The film blew me away. It was about a high school production of Arthur Miller’s “The Crucible” and how the play reflected the adolescent dynamics within a suburban high school. I had seen the film at Bow Tie Cinema on Railroad Avenue, and attended a reception at a store around the corner.

And get this: Quinn’s mother, Laurie, worked as her partner through the whole process, from when the film was a mere idea right through to final production. Mother and daughter co-produced the film. Talk about the Motherlode. When I asked Laurie about it, she made clear that she was Quinn’s biggest fan and had a unique ability to work alongside her daughter because she was her mom.

So here I am, inspired about motherhood and suddenly seriously considering my 7-year-old daughter’s idea to make a film about unicorns.

That is what the Greenwich International Film Festival (GIFF) is all about. Each year our town turns into Sundance, as people are shuttled to and from local venues seeing films they otherwise never would. Filmmakers and cast members walk our streets, like mere mortals, as they attend parties, Q&A’s, receptions, and chat with us about their work. I get completely immersed in the world of film making — all while keeping my eye on the clock for pick-up Dance Adventure.

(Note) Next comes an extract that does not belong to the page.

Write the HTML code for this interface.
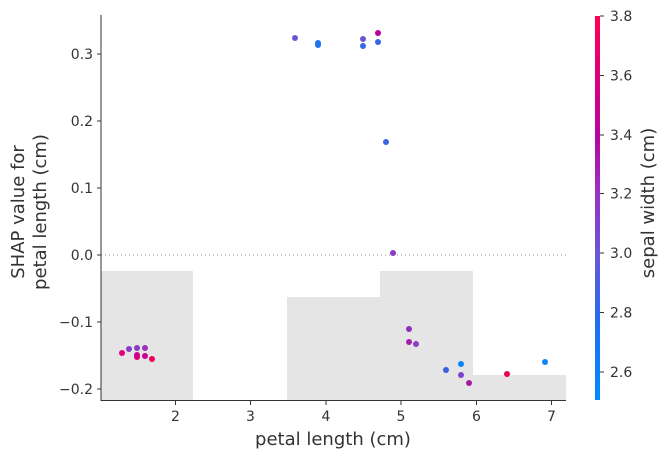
<!DOCTYPE html>
<html><head><meta charset="utf-8"><style>
body{margin:0;background:#fff;}
svg text{font-family:"DejaVu Sans","Liberation Sans",sans-serif;fill:#333;}
</style></head><body>
<svg width="667" height="459" xmlns="http://www.w3.org/2000/svg">
<defs>
<linearGradient id="cb" x1="0" y1="1" x2="0" y2="0">
<stop offset="0" stop-color="#008bfb"/>
<stop offset="0.2" stop-color="#1f6ff0"/>
<stop offset="0.38" stop-color="#6a55d9"/>
<stop offset="0.55" stop-color="#9b2fc2"/>
<stop offset="0.68" stop-color="#b405a6"/>
<stop offset="0.85" stop-color="#dd007a"/>
<stop offset="1" stop-color="#ff0052"/>
</linearGradient>
</defs>
<g fill="#e5e5e5">
<rect x="101" y="271" width="92" height="129"/>
<rect x="287" y="297" width="93" height="103"/>
<rect x="380" y="271" width="93" height="129"/>
<rect x="473" y="375" width="93" height="25"/>
</g>
<line x1="101" y1="255" x2="566" y2="255" stroke="#999" stroke-width="1" stroke-dasharray="1,3"/>
<line x1="101" y1="15" x2="101" y2="401" stroke="#333" stroke-width="1"/>
<line x1="100.5" y1="400.5" x2="566" y2="400.5" stroke="#333" stroke-width="1"/>
<g stroke="#333">
<line x1="175.5" y1="401" x2="175.5" y2="405"/>
<line x1="250.5" y1="401" x2="250.5" y2="405"/>
<line x1="326" y1="401" x2="326" y2="405"/>
<line x1="401" y1="401" x2="401" y2="405"/>
<line x1="476.5" y1="401" x2="476.5" y2="405"/>
<line x1="551.5" y1="401" x2="551.5" y2="405"/>
<line x1="97" y1="54" x2="101" y2="54"/>
<line x1="97" y1="121" x2="101" y2="121"/>
<line x1="97" y1="188" x2="101" y2="188"/>
<line x1="97" y1="255" x2="101" y2="255"/>
<line x1="97" y1="322" x2="101" y2="322"/>
<line x1="97" y1="389" x2="101" y2="389"/>
</g>
<g font-size="14" text-anchor="middle">
<text x="175.5" y="421">2</text><text x="250.5" y="421">3</text><text x="326" y="421">4</text>
<text x="401" y="421">5</text><text x="476.5" y="421">6</text><text x="551.5" y="421">7</text>
</g>
<g font-size="14" text-anchor="end">
<text x="93" y="59">0.3</text><text x="93" y="126">0.2</text><text x="93" y="193">0.1</text>
<text x="93" y="260">0.0</text><text x="93" y="327">−0.1</text><text x="93" y="394">−0.2</text>
</g>
<text x="333" y="445" font-size="18" text-anchor="middle">petal length (cm)</text>
<text transform="translate(24,212) rotate(-90)" font-size="18" text-anchor="middle">SHAP value for</text>
<text transform="translate(46,212) rotate(-90)" font-size="18" text-anchor="middle">petal length (cm)</text>
<g>
<circle cx="122" cy="353" r="3" fill="#e0007a"/>
<circle cx="129" cy="349" r="3" fill="#8a3cc8"/>
<circle cx="137" cy="348" r="3" fill="#8a3cc8"/>
<circle cx="137" cy="357" r="3" fill="#e0006e"/>
<circle cx="137" cy="355" r="3" fill="#cc008a"/>
<circle cx="145" cy="348" r="3" fill="#9933bb"/>
<circle cx="145" cy="356" r="3" fill="#c8008e"/>
<circle cx="152" cy="359" r="3" fill="#f0005c"/>
<circle cx="409" cy="329" r="3" fill="#9030b8"/>
<circle cx="409" cy="342" r="3" fill="#a020aa"/>
<circle cx="416" cy="344" r="3" fill="#8a3cc8"/>
<circle cx="446" cy="370" r="3" fill="#3a5ee0"/>
<circle cx="461" cy="364" r="3" fill="#0a86f8"/>
<circle cx="461" cy="375" r="3" fill="#7a46d0"/>
<circle cx="469" cy="383" r="3" fill="#a01e9e"/>
<circle cx="507" cy="374" r="3" fill="#f00055"/>
<circle cx="545" cy="362" r="3" fill="#0a86f8"/>
<circle cx="295" cy="38" r="3" fill="#6a55d9"/>
<circle cx="318" cy="43" r="3" fill="#1e74f0"/>
<circle cx="318" cy="45" r="3" fill="#1e74f0"/>
<circle cx="363" cy="39" r="3" fill="#6a55d9"/>
<circle cx="363" cy="46" r="3" fill="#3a65e6"/>
<circle cx="378" cy="33" r="3" fill="#b800a0"/>
<circle cx="378" cy="42" r="3" fill="#3a65e6"/>
<circle cx="386" cy="142" r="3" fill="#3a65e6"/>
<circle cx="393" cy="253" r="3" fill="#8a3cc8"/>
</g>
<rect x="595" y="16" width="5" height="384" fill="url(#cb)"/>
<g stroke="#333">
<line x1="600" y1="16" x2="604" y2="16"/><line x1="600" y1="75.5" x2="604" y2="75.5"/>
<line x1="600" y1="135" x2="604" y2="135"/><line x1="600" y1="193.5" x2="604" y2="193.5"/>
<line x1="600" y1="253" x2="604" y2="253"/><line x1="600" y1="312.5" x2="604" y2="312.5"/>
<line x1="600" y1="372" x2="604" y2="372"/>
</g>
<g font-size="14">
<text x="610" y="21">3.8</text><text x="610" y="80.5">3.6</text><text x="610" y="140">3.4</text>
<text x="610" y="198.5">3.2</text><text x="610" y="258">3.0</text><text x="610" y="317.5">2.8</text>
<text x="610" y="377">2.6</text>
</g>
<text transform="translate(654,203) rotate(-90)" font-size="18" text-anchor="middle">sepal width (cm)</text>
</svg>
</body></html>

During the festival last year, I had my husband and a babysitter on call for the entire weekend. I was not alone. Except for the kid’s screening of “Captain Underpants,” I was pretty much surrounded by crowds of other film fans the entire weekend.

“Oh yeah, this is like a vacation for me,” one friend confided. “ It’s like I’ve re-emerged into an old identity for the weekend. Plus, there are dark rooms, popcorn, movie stars — and you can go to the bathroom by yourself.”

And then there are the parties. Remember those? I slam danced with the Lily Pulitzer crowd to someone called Flo Rida last year until I could barely walk. By the end of the weekend my voice was shot, my legs were rubbery, my eyes were bleary and I was overjoyed - even if I missed out on the vitamin B shots the festival’s heavy hitters supposedly were getting every morning.

I was surrounded by Greenwich friends and astonishing artists, all talking about cinematic themes and film-making at its best. The whole town seemed transformed. I remember looking up Greenwich Avenue and thinking it could be Cannes and not the street where I negotiated spending limits for my daughter at Claire’s Fashion Jewelry and Accessories. OK, the food is probably better in southern France, too.

The films were international, handpicked and truly phenomenal. These were movies I would never have seen or known about if I hadn’t attended the festival. There were narrative features, documentaries, short films, short documentaries — even “Connecticut shorts,” which sounded suspiciously like Bermuda shorts.

I saw a movie from Austria called “Under Pressure” about a mother who is an obstetrician-gynecologist and suddenly is faced with a dilemma of performing an elective abortion. I couldn’t get the film out of my head. And then I saw a narrative short in German with subtitles: Port Chester AMC felt an ocean away.

It’s important to point out that the festival was started by mothers. They now run it while juggling their kids and home life, for a salary that barely covers childcare.

“Yeah, I’m exhausted” one of them told me recently.

These ladies know how to enroll their kids into Greenwich Youth Lacrosse while booking “A Woman Captured,” a Hungarian film about a domestic slave, for this year’s festival. I’ve got my eye on “Chef Flynn,” the story of a 10-year-old who decides to turn his living room into a supper club. Actually, you could just come over to my house to witness that kind of thing. Or the one on domestic slave labor, come to think of it.

You can get passes and party tickets through the GIFF website, but the schedule is online and you can go see some films a la carte. The films on my list this year include “We the Animals,” “1985,” “Eighth Grade,” “General Wealth,” “Madeline’s Madeline” and “Three Identical Strangers.” I want to try to see all of them — with or without those vitamin B shots.

So grab a friend, your partner, a child, or a film star and go to the movies Thursday, May 31, through Sunday, June 3. Mother to mother, film lover to film lover, and friend to friend, this is one of those Greenwich events you won’t want to miss.

Claire Tisne Haft is a former publishing and film executive, raising her family in Greenwich while working on a freelance basis on books and films.